12. Tampoco es correcta la otra consecuencia que nuestros censores ofrecen, a saber: el concurso general de Dios no es otra cosa que una producción que confiere ser a la acción; por tanto, quien quiere concurrir mediante un concurso general con el libre arbitrio, quiere y dirige la acción del pecado, cuando el arbitrio peca. Pues el concurso general de Dios es un influjo, es decir, la propia acción pecaminosa en su totalidad procede ─pero por parcialidad causal─ de Dios, como causa universal a la que no se debe que esta acción sea pecaminosa o de otra especie, sino que esto se debe al influjo particular del arbitrio; por esta razón, no se sigue que si, por su parte, Dios quiere de manera absoluta influir de este modo, quiera o pretenda que la acción sea pecaminosa.

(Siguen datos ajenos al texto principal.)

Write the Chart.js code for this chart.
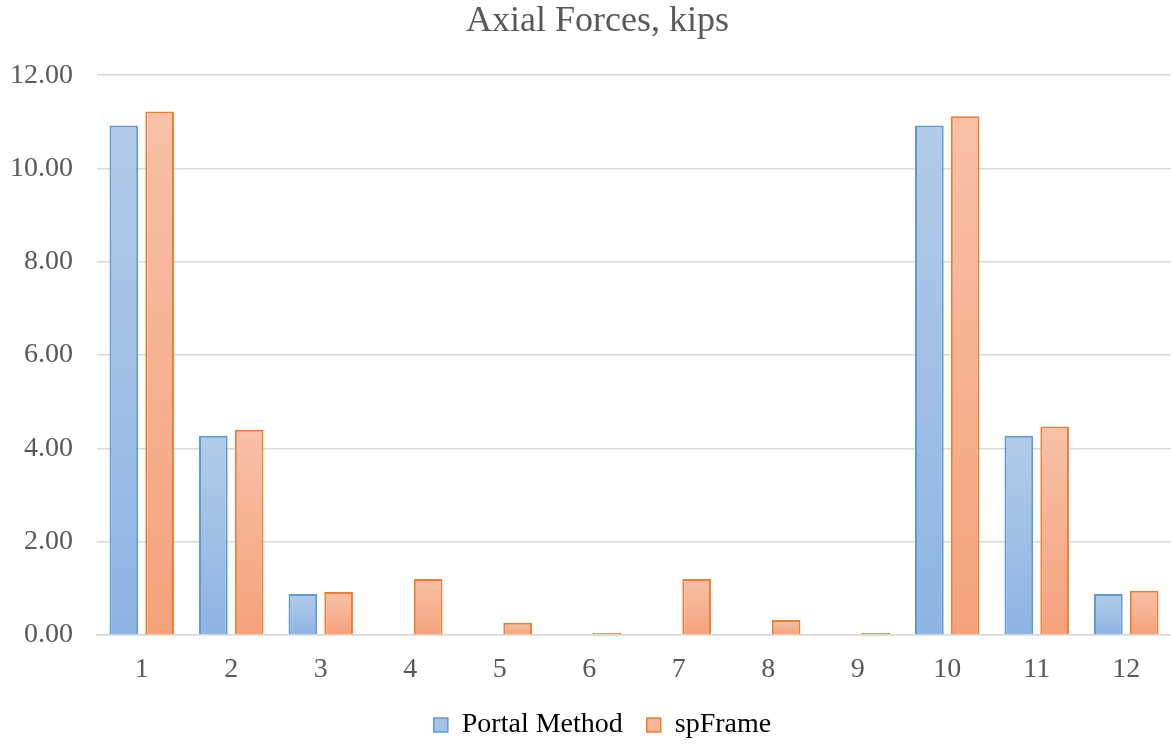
<!DOCTYPE html>
<html>
<head>
<meta charset="utf-8">
<script src="https://cdn.jsdelivr.net/npm/chart.js@4/dist/chart.umd.min.js"></script>
<style>
  html, body { margin: 0; padding: 0; background: #fff; }
  #wrap { width: 1171px; height: 745px; }
</style>
</head>
<body>
<div id="wrap"><canvas id="axial"></canvas></div>
<script>
const members = ['1', '2', '3', '4', '5', '6', '7', '8', '9', '10', '11', '12'];
const portalMethod = [10.92, 4.27, 0.88, 0, 0, 0, 0, 0, 0, 10.92, 4.27, 0.88];
const spFrame = [11.22, 4.40, 0.92, 1.20, 0.26, 0.05, 1.20, 0.32, 0.05, 11.12, 4.47, 0.95];
const yTicks = [0, 2, 4, 6, 8, 10, 12];

const SERIF = '"Liberation Serif", "Times New Roman", serif';
const GREY = '#595959';

// each bar gets its own vertical fade, lighter at the top;
// bars only a few pixels tall are filled with the edge colour
function barFill(top, bottom, edge) {
    return (ctx) => {
        const chart = ctx.chart;
        if (ctx.type !== 'data' || !chart.chartArea || !chart.scales.y) return top;
        const y = chart.scales.y;
        const y0 = y.getPixelForValue(0);
        const y1 = y.getPixelForValue(ctx.raw);
        if (!isFinite(y1) || Math.abs(y0 - y1) < 4) return edge;
        const g = chart.ctx.createLinearGradient(0, y1, 0, y0);
        g.addColorStop(0, top);
        g.addColorStop(1, bottom);
        return g;
    };
}

// title and legend sit a little right of the canvas centre
const headerOffset = {
    id: 'headerOffset',
    afterLayout(chart) {
        if (chart.titleBlock) {
            chart.titleBlock.left += 12;
            chart.titleBlock.right += 12;
        }
        if (chart.legend) {
            chart.legend.left += 17;
            chart.legend.right += 17;
        }
    }
};

const datasets = [
    {
        label: 'Portal Method',
        data: portalMethod,
        backgroundColor: barFill('#B2CBE9', '#8EB4E3', '#5B9BD5'),
        borderColor: '#5B9BD5',
        borderWidth: 2,
        categoryPercentage: 0.8,
        barPercentage: 0.8
    },
    {
        label: 'spFrame',
        data: spFrame,
        backgroundColor: barFill('#F8C1A6', '#F5A27C', '#ED7D31'),
        borderColor: '#ED7D31',
        borderWidth: 2,
        categoryPercentage: 0.8,
        barPercentage: 0.8
    }
];

new Chart(document.getElementById('axial'), {
    type: 'bar',
    data: { labels: members, datasets: datasets },
    plugins: [headerOffset],
    options: {
        responsive: true,
        maintainAspectRatio: false,
        animation: false,
        layout: { padding: { top: 0, left: 0, right: 0, bottom: -4 } },
        plugins: {
            title: {
                display: true,
                text: 'Axial Forces, kips',
                color: GREY,
                font: { family: SERIF, size: 36, weight: 'normal' },
                padding: { top: 0, bottom: 32 }
            },
            legend: {
                position: 'bottom',
                labels: {
                    color: GREY,
                    font: { family: SERIF, size: 28 },
                    boxWidth: 14,
                    boxHeight: 14,
                    padding: 24,
                    generateLabels: (chart) => chart.data.datasets.map((ds, i) => ({
                        text: ds.label,
                        fillStyle: i === 0 ? '#A6C3E7' : '#F7B497',
                        strokeStyle: ds.borderColor,
                        lineWidth: 1.5,
                        datasetIndex: i,
                        hidden: !chart.isDatasetVisible(i)
                    }))
                }
            },
            tooltip: { enabled: false }
        },
        scales: {
            x: {
                grid: { display: false, drawTicks: false },
                border: { display: true, color: '#D9D9D9', width: 1.5 },
                ticks: { color: GREY, font: { family: SERIF, size: 28 }, padding: 18 },
                afterFit: (axis) => { axis.height = 52; }
            },
            y: {
                min: 0,
                max: 12,
                afterBuildTicks: (axis) => { axis.ticks = yTicks.map(v => ({ value: v })); },
                afterFit: (axis) => { axis.width = 97; },
                grid: { color: '#D9D9D9', lineWidth: 1.5, drawTicks: false },
                border: { display: false },
                ticks: {
                    color: GREY,
                    font: { family: SERIF, size: 28 },
                    padding: 24,
                    callback: (v) => Number(v).toFixed(2)
                }
            }
        }
    }
});
</script>
</body>
</html>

13. Ahora nuestro censor deberá reconocer que la realidad contradice clarísimamente su pretensión. Pues si su argumento demuestra algo, sin duda, demostrará que Dios quiere la acción pecaminosa con voluntad antecedente. En efecto, la voluntad de concurrir con su concurso general en la acción pecaminosa, será una voluntad antecedente respecto de la acción pecaminosa. Por ello, si de aquí se sigue que Dios quiere la acción pecaminosa, también se seguirá que la quiere con voluntad antecedente. Pero nuestro propio censor niega con razón que Dios posea una voluntad antecedente respecto de la acción pecaminosa, considerada también en sentido substancial.